Why am I posting this four full days after the fabulous Jaipur Literature Festival ended? I suppose it’s because this year I was there on holiday, not work. As a result, I attended very few sessions and didn’t interview anyone. Still, there were precious moments in abundance and this one was one of my favourites. It also shows you what the festival is really like – a place with quiet corners too, and here we sat and chatted – my mother and my daughter and a very close friend who we hadn’t met for several months. And yes – that’s my knitting on the seat and I was going to pick it up the minute I finished taking this photograph and go clackety-clackety-clack once I sat down again. Because, and pardon me for bragging, particularly because this is nothing to do with Jaipur or literature or festivals: I can knit pretty much as fast as I can type. Ahem.
Well – I think I’ve proved how much I love this event and admire the way it is organized and written endlessly about how grand it is and made everyone I know want to go too by praising it without cease. In fact, to me it’s pretty much perfect – it has a true festival atmosphere; the participants and spectators are relaxed and friendly; the setting is beautiful and exotic; you get to hear writers whose books you’ve enjoyed tell you about themselves, their work and their ideas and often even to meet them one to one; everyone has special encounters and hears special people say special things that they can put in their memoirs. Best of all, the Jaipur Literature Festival is completely democratic and everyone there is equal in their aspiration to a Life of the Mind!
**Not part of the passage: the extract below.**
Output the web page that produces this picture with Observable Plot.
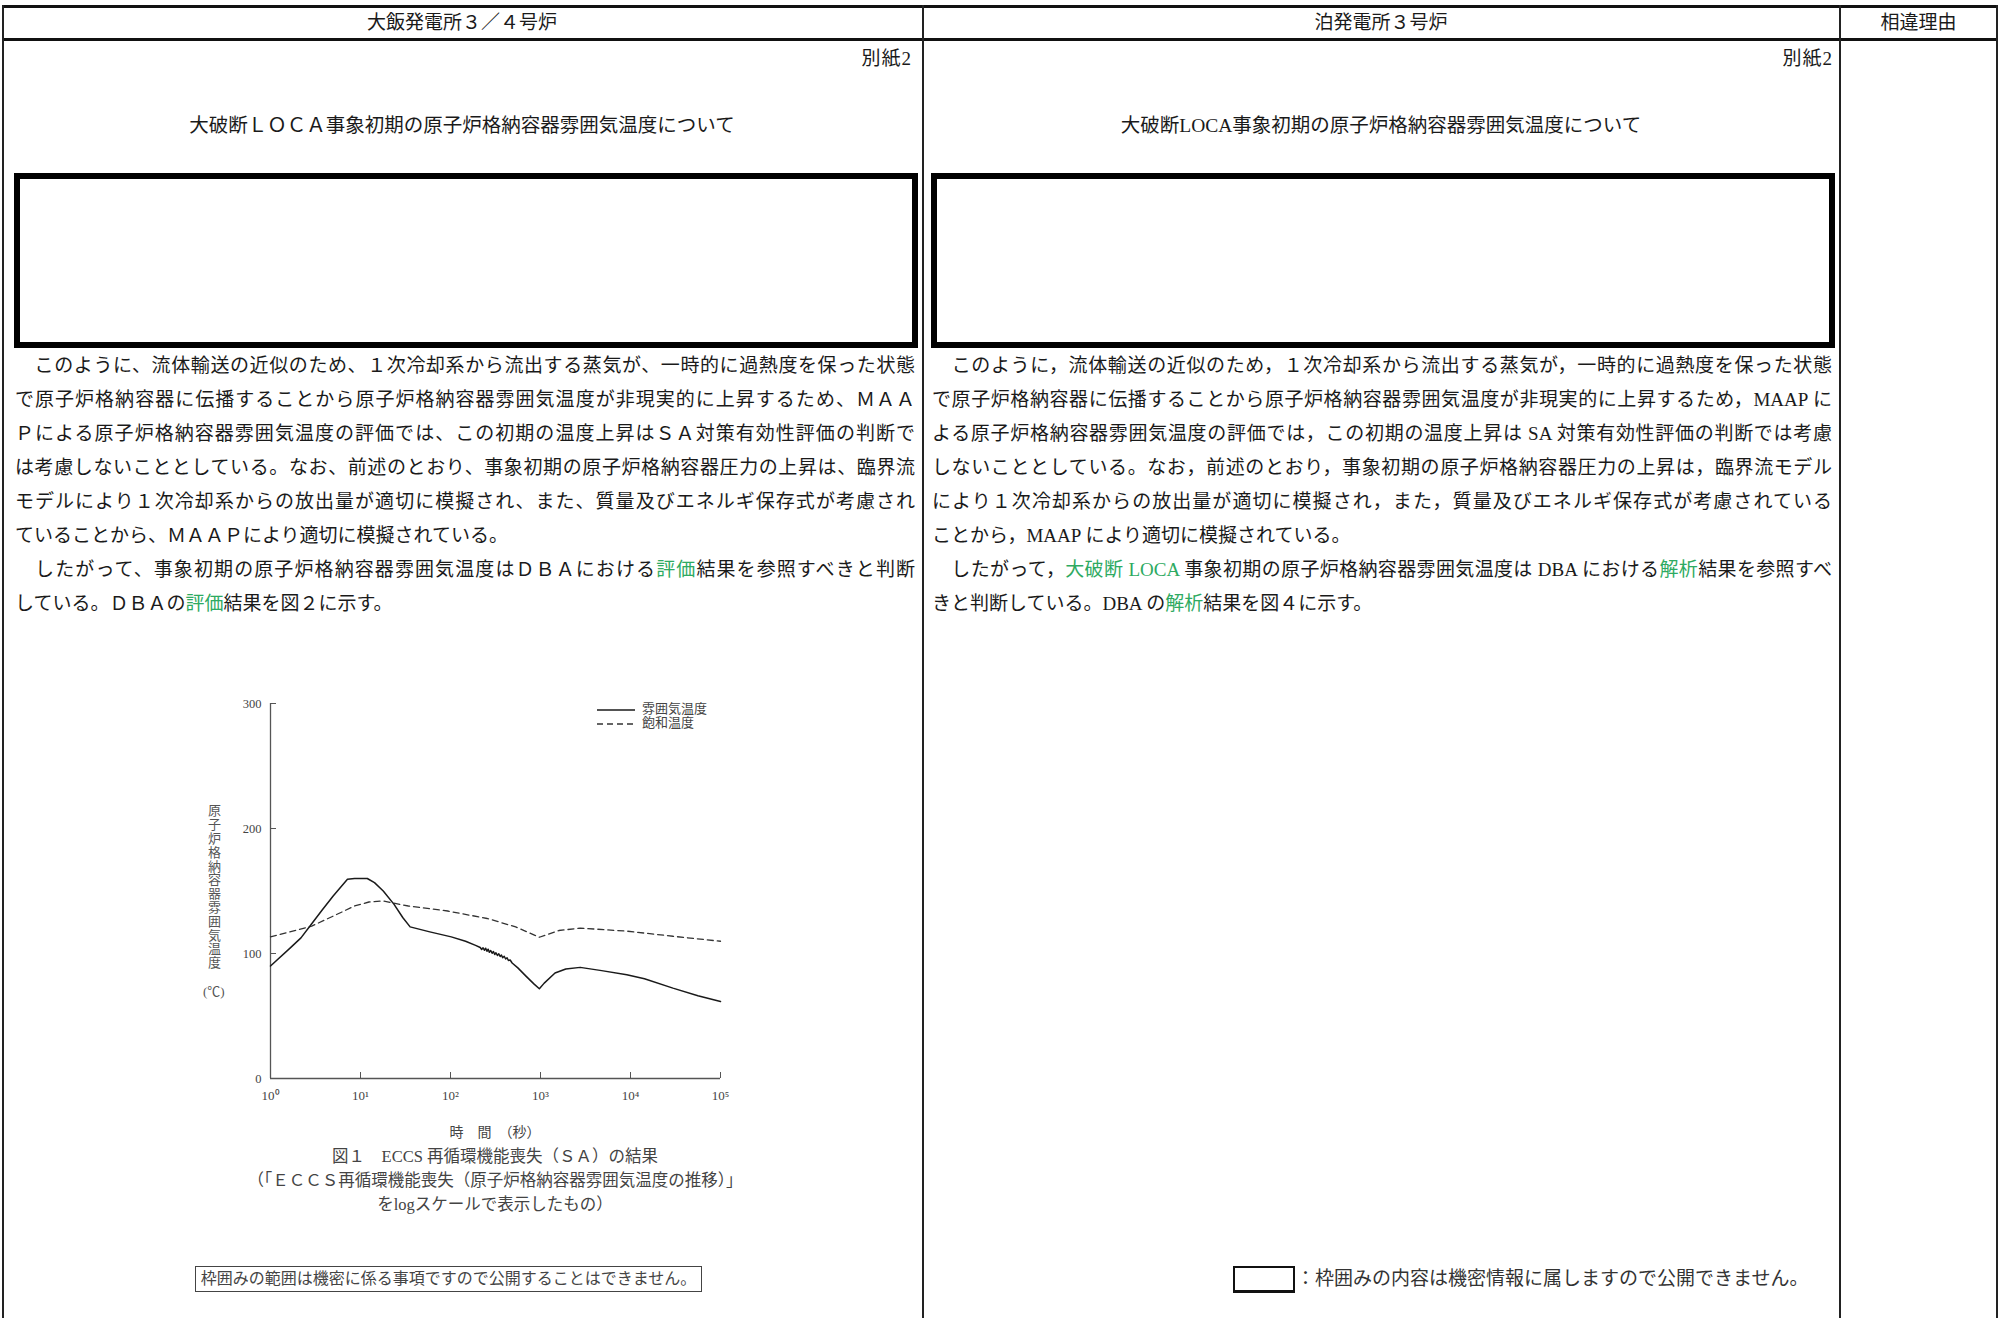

Having said all this so many times, there’s only one thing I can do that would be different, and that is to list here what I would wish for to make perfect even better:
- More space. This year, as anticipated, the festival venue was badly overcrowded with people from all over the country and many from abroad who had heard about this wonderful event and naturally wanted to be part of it too. Over the weekend it was apparently claustrophobic.
- More security. In a crowd, even in a place where everyone’s heard of Baudelaire, nasty things can happen. My friend the poet, novelist and journalist CP Surendran was hit on the face by someone he asked for a light. More here
- Better interviewers. Most of the people the festival authorities invite to conduct sessions are intellectuals with doubtless a great deal of reading and teaching experience. However, they are not performers. Many of them have a diffident stage presence. Many of them miss question cues that even the audience wants to jump on. This is one of the biggest differences I’ve found between Jaipur and the Hay Festival where every single event is entertainment of the highest quality. Naturally everyone can’t be as compelling and articulate as William Dalrymple – but most, barring a few professionals, are really rather mediocre.